Derek Francis, a longtime counselor who has worked in Minneapolis public schools, wants local children to know that the diversity they witness in their schools today results from a complex journey.
“I have a daughter and she’s 6 years old and I’ve been enjoying reading with her so much,” said Francis, who now works at BrightWorks Professional Development, a group that provides educational services and programs to more than 50 Twin Cities school districts. “And so it kind of just clicked around what it would look like for children in schools to learn about this history, especially because I didn’t get that chance to learn growing up.”
Francis is not only the author of “Our First Bus Ride,” a new children’s book that details the groundbreaking desegregation effort known as Hale-Field Pairing that involved two elementary schools in south Minneapolis in 1971. He is also the producer of a documentary, “Separate Not Equal: Minnesota’s Integration Story.”

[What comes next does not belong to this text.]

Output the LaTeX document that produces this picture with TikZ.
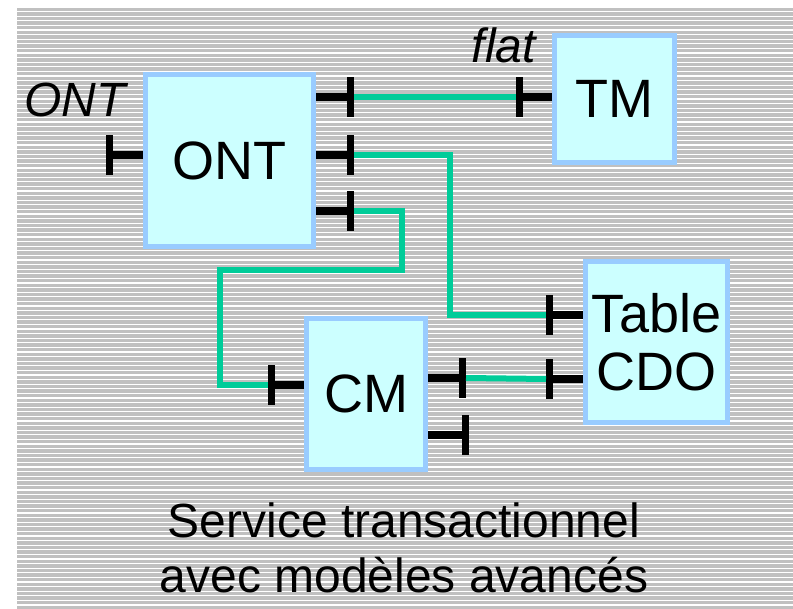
\documentclass[tikz,border=0pt]{standalone}
\usepackage{fontspec}
\setmainfont{Liberation Sans}
\definecolor{bggray}{HTML}{C0C0C0}
\definecolor{boxfill}{HTML}{CCFFFF}
\definecolor{boxborder}{HTML}{99CCFF}
\definecolor{wirecol}{HTML}{00CC99}
\begin{document}
\begin{tikzpicture}[x=1pt,y=-1pt,
  box/.style={draw=boxborder,line width=5pt,fill=boxfill,inner sep=0pt,
    font=\fontsize{54}{58}\selectfont,align=center},
  bar/.style={fill=black,inner sep=0pt,outer sep=0pt,minimum width=7pt,minimum height=40pt},
  stub/.style={draw=black,line width=8pt},
  wire/.style={draw=wirecol,line width=6pt},
  lab/.style={font=\fontsize{48}{48}\selectfont\itshape,anchor=base,inner sep=0pt}]
\useasboundingbox (0,0) rectangle (793,609);
\fill[bggray] (17,7) rectangle (793,609);
\foreach \i in {0,...,130} \draw[white,line width=1.2pt] (17,{7+\i*4.6}) -- (793,{7+\i*4.6});
% boxes
\node[box,minimum width=168pt,minimum height=172pt] (ont) at (229.5,160.5) {ONT};
\node[box,minimum width=120pt,minimum height=127pt] (tm) at (614.5,99) {TM};
\node[box,minimum width=142pt,minimum height=161pt] (cdo) at (656.5,342) {Table\\CDO};
\node[box,minimum width=119pt,minimum height=151pt] (cm) at (366,394) {\raisebox{-5pt}{CM}};
% port bars
\node[bar] (ontw) at (109.5,155) {};
\node[bar] (onte1) at (350.5,97) {};
\node[bar] (onte2) at (350.5,155) {};
\node[bar] (onte3) at (350.5,211) {};
\node[bar] (tmw) at (519,97) {};
\node[bar] (cdow1) at (549,315) {};
\node[bar] (cdow2) at (549.5,379) {};
\node[bar] (cmw) at (271.5,385.5) {};
\node[bar] (cme1) at (462.5,378) {};
\node[bar] (cme2) at (465.5,435) {};
% port stubs
\draw[stub] (ont.west |- ontw) -- (ontw.center);
\draw[stub] (ont.east |- onte1) -- (onte1.center);
\draw[stub] (ont.east |- onte2) -- (onte2.center);
\draw[stub] (ont.east |- onte3) -- (onte3.center);
\draw[stub] (tm.west |- tmw) -- (tmw.center);
\draw[stub] (cdo.west |- cdow1) -- (cdow1.center);
\draw[stub] (cdo.west |- cdow2) -- (cdow2.center);
\draw[stub] (cm.west |- cmw) -- (cmw.center);
\draw[stub] (cm.east |- cme1) -- (cme1.center);
\draw[stub] (cm.east |- cme2) -- (cme2.center);
% wires
\coordinate (w2) at (449.5,315);
\coordinate (w3a) at (401.5,270.5);
\coordinate (w3b) at (219.5,385.5);
\draw[wire] (onte1.east) -- (tmw.west);
\draw[wire] (onte2.east) -| (w2) -- (cdow1.west);
\draw[wire] (onte3.east) -| (w3a) -| (w3b) -- (cmw.west);
\draw[wire] (cme1.east) -- (cdow2.west);
% labels
\node[lab] (lont) at (75,117) {ONT};
\node[lab] (lflat) at (504,63) {flat};
\node[font=\fontsize{48}{55}\selectfont,align=center,anchor=base,inner sep=0pt] (caption) at (404,592) {Service transactionnel\\avec modèles avancés};
\end{tikzpicture}
\end{document}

The Hale-Field program was met with hostility by many white parents who didn’t want their children to attend school with nonwhite kids or to acknowledge the inequities segregated schools had created. (More than 57% of Field students were Black and more than 98% of Hale students were white before the pairing.)
Both the book and the documentary discuss the new reality Molly Johnson, who is white, and Monica Lash, who is Black, experienced when the pairing happened. Hale was designated as a K-3 school, and Field had students in fourth through sixth grades.
The two women were friends before the pairing, but the new program changed both of their lives.
“I think the first indication that there was something different was there were reporters at the bus stop and they had the big camera,” Johnson said in the documentary about the first day of school in 1971. “And that was different.”
For Lash, moving into a formerly predominately white school showed her the stark differences in resources distributed to schools in Minneapolis.